TASK TO CARRY OUT:
Make an exact copy, from the records below, of the lines from the line containing "Recreate this image" to the line containing "import matplotlib.patheffects as pe", both lines included, excluding pictures.

PROVIDED RECORDS:
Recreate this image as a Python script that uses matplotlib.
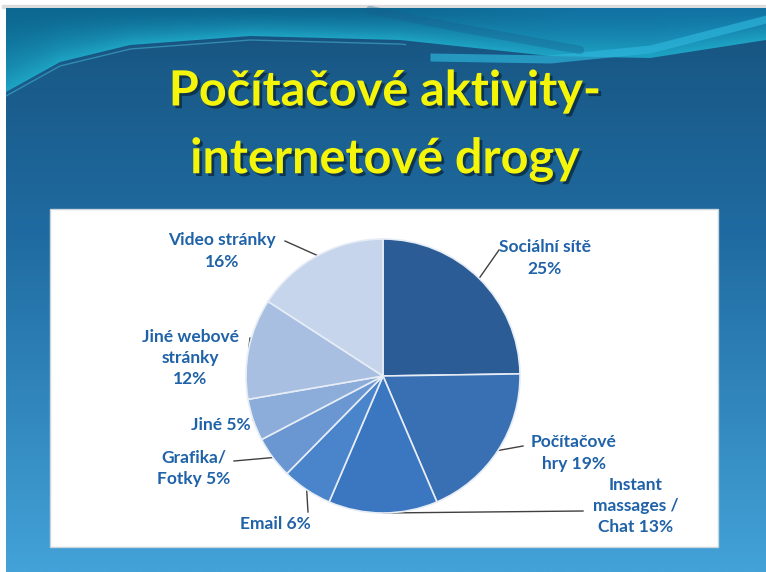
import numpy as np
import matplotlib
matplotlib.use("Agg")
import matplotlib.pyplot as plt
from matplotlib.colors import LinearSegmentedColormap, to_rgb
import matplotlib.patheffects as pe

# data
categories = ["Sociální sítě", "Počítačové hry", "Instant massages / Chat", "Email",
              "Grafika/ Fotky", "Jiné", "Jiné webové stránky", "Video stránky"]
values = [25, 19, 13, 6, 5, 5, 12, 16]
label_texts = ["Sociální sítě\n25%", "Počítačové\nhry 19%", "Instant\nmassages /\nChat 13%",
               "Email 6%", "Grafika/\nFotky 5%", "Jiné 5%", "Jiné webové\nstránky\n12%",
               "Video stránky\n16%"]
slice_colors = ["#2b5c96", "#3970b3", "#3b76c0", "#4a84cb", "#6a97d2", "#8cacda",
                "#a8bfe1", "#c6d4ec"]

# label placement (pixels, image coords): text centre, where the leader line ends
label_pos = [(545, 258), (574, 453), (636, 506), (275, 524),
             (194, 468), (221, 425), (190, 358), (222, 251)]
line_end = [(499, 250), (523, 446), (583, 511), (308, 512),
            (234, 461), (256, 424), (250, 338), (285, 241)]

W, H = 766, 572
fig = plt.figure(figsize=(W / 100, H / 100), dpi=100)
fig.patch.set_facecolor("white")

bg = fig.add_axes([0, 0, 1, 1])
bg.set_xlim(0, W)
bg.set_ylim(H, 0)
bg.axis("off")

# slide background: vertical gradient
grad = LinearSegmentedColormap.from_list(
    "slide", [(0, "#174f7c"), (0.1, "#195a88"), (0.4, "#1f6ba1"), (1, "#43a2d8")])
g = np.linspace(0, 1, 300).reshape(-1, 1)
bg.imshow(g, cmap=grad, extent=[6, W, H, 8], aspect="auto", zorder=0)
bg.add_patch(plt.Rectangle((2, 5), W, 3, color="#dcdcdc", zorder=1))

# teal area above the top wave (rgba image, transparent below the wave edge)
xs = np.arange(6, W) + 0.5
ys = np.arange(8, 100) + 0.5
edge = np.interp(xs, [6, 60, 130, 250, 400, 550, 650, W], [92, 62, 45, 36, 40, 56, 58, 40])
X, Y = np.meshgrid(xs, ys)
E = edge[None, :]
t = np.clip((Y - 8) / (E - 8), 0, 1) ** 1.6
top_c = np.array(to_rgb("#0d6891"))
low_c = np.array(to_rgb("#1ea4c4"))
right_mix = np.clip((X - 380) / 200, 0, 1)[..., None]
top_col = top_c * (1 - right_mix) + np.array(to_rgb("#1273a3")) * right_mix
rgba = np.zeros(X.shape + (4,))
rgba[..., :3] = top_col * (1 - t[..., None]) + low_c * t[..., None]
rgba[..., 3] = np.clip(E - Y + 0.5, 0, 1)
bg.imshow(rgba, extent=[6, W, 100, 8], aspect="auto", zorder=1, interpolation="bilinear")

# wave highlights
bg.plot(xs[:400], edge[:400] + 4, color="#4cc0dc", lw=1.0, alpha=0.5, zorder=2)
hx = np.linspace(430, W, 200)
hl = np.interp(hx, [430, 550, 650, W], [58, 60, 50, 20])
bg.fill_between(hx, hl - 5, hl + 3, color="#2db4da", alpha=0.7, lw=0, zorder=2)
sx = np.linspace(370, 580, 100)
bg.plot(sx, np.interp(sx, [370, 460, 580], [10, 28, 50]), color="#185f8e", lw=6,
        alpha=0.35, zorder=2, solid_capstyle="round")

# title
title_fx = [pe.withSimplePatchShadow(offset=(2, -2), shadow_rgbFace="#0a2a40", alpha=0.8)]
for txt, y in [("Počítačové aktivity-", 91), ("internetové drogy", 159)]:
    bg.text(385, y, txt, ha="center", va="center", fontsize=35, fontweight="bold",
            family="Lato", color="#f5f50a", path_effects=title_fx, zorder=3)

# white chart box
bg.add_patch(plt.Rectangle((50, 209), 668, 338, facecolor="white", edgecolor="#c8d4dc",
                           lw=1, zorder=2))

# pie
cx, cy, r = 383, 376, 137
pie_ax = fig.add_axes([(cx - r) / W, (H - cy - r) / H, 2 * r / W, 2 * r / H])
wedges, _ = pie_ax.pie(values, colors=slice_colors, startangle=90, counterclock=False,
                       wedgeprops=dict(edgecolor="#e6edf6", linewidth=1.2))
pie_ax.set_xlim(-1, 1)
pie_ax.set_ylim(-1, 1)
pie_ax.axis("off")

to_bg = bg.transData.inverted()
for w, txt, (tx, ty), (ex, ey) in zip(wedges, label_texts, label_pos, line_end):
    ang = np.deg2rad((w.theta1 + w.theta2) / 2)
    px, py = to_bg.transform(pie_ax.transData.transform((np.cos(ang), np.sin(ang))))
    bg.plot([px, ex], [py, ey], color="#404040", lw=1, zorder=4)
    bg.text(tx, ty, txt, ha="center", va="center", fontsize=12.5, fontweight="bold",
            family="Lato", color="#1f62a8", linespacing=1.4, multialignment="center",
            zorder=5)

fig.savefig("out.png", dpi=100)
---
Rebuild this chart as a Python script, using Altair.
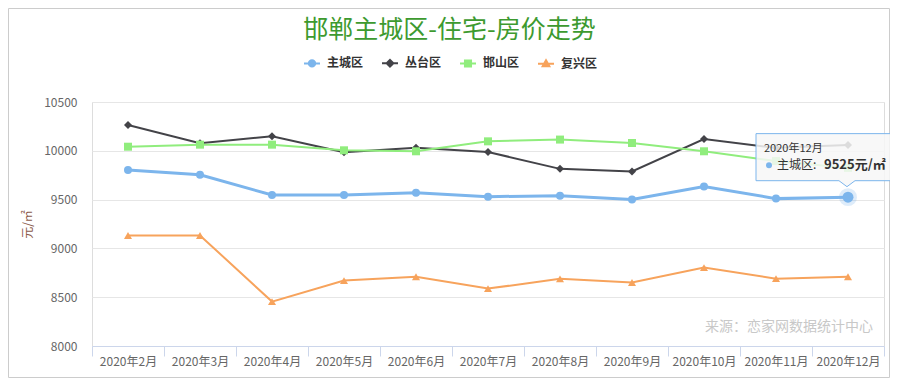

ANSWER TO THIS TASK:
Recreate this image as a Python script that uses matplotlib.
import numpy as np
import matplotlib
matplotlib.use("Agg")
import matplotlib.pyplot as plt
from matplotlib.colors import LinearSegmentedColormap, to_rgb
import matplotlib.patheffects as pe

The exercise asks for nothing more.